There is no shortage of criticism that can be fairly placed on the shoulders of those responsible for solving this crime. And yet, my hunch is that in the vast majority of cases, these individuals were making a good faith effort. Going by the numbers alone, it’s fair to suspect that a family member or friend could be responsible for perpetrating a violent act, and even more so a step-parent. When the pressure coming from above is blisteringly intense, it’s tempting to take short-cuts, and police are often advised in training to trust their gut.

Nonetheless, this is certainly a failure. 39 years later, the families still lack any semblance of closure.

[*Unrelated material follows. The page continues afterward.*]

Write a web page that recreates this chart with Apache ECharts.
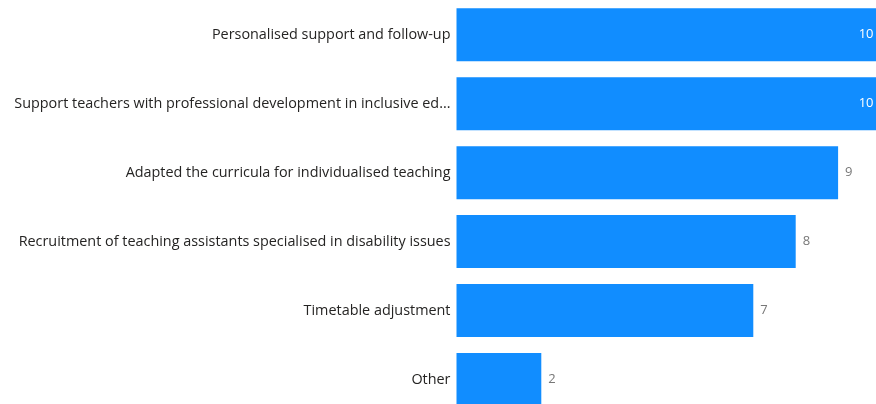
<!DOCTYPE html>
<html>
<head>
<meta charset="utf-8">
<script src="https://cdn.jsdelivr.net/npm/echarts@6/dist/echarts.min.js"></script>
<style>
  html, body { margin: 0; padding: 0; background: #fff; }
  #chart { width: 876px; height: 404px; }
</style>
</head>
<body>
<div id="chart"></div>
<script>
// Support measures offered, counted per measure
const categories = [
  'Personalised support and follow-up',
  'Support teachers with professional development in inclusive ed...',
  'Adapted the curricula for individualised teaching',
  'Recruitment of teaching assistants specialised in disability issues',
  'Timetable adjustment',
  'Other'
];
const counts = [10, 10, 9, 8, 7, 2];
const axisMax = 10;

const font = '"Open Sans", "Noto Sans", sans-serif';

const chart = echarts.init(document.getElementById('chart'), null, { renderer: 'canvas' });

chart.setOption({
  animation: false,
  // plot area runs slightly past the canvas edges on the right and bottom
  grid: {
    left: 456.5, top: 0.3, width: 424, height: 413.6,
    containLabel: false,
    outerBoundsMode: 'none'
  },
  xAxis: {
    type: 'value',
    min: 0,
    max: axisMax,
    show: false
  },
  yAxis: {
    type: 'category',
    data: categories,
    inverse: true,
    axisLine: { show: false },
    axisTick: { show: false },
    axisLabel: {
      margin: 6,
      color: '#252423',
      fontSize: 14.4,
      fontFamily: font,
      padding: [4, 0, 0, 0]
    }
  },
  series: [{
    type: 'bar',
    data: counts.map(v => ({
      value: v,
      label: v >= axisMax
        ? { position: 'insideRight', color: '#ffffff', distance: 7 }
        : { position: 'right', color: '#777777', distance: 7 }
    })),
    barWidth: 53,
    clip: false,
    itemStyle: { color: '#118DFF' },
    label: {
      show: true,
      fontSize: 13,
      fontFamily: font,
      padding: [2, 0, 0, 0]
    }
  }]
});
</script>
</body>
</html>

This brings me, somehow, to Bob Ross. I can’t say I was a loyal fan of his painting show on PBS. In reality, he was little more than a meme to me, well before memes were a thing. How many times have I made a passing reference to “happy little clouds” overhead? Before mapping my route through Muncie, I had no idea that the man had any affiliation with the town, but it turns out that the studio where he shot his show was situated in a home of a member of the Ball family, just off the White River.

When you enter the Bob Ross Experience, you’ll find his studio off the entrance to the left. To the right is a living room, complete with four episodes of the show available to watch. I randomly clicked on one and perched delicately on the edge of the chair, trying not to sweat all over the furniture. The episode’s focus was on what to do when a painting goes wrong. This led to one of Ross’s most famous aphorisms: “We have some happy accidents sometimes, but we don’t make any mistakes.” He proceeded to show how he could transform a painting he was dissatisfied with into a masterpiece, and it was a remarkable process to behold.

For Ross, there are no failures. And his larger point is that the fear of failure stops many from painting at all. Why embarrass yourself and waste money on all of those materials, if the final product will be a mere mockery of your hoped-for creative vision? That’s a logical, if defeatist, response. By contrast, though, Ross would have us see those canvases as works-in-progress, as steps in a process, as possibility not finality.

In education over the last decade, there has been growing concern about students carrying a heightened fear of failure. We have actively worked to combat that a) by normalizing failure and emphasizing that it’s a universal inevitability and not a personal indictment, and b) by stressing that those are formative experiences we can learn from, build from, and ultimately arrive at success because of. That’s essential for learning–we have to inculcate these beliefs.

At the same time, I wonder a little if we’re getting our lines crossed with the discourse on failure. Some failure, of course, is essential, and it should be encouraged and celebrated. But other kinds of failure are more damning–the stakes are too high; the consequences too dire. City, state, and national leadership has to identify and proactively address employment trends. Police detectives have to continue to refine their investigative practices. Perfection isn’t the standard; that’s impossible. We’ll never close 100% of all murder cases.

But we have to approach failure with more nuance, and hold two things to be true: that Bob Ross is a model of creative process and would also probably be a terrible city mayor.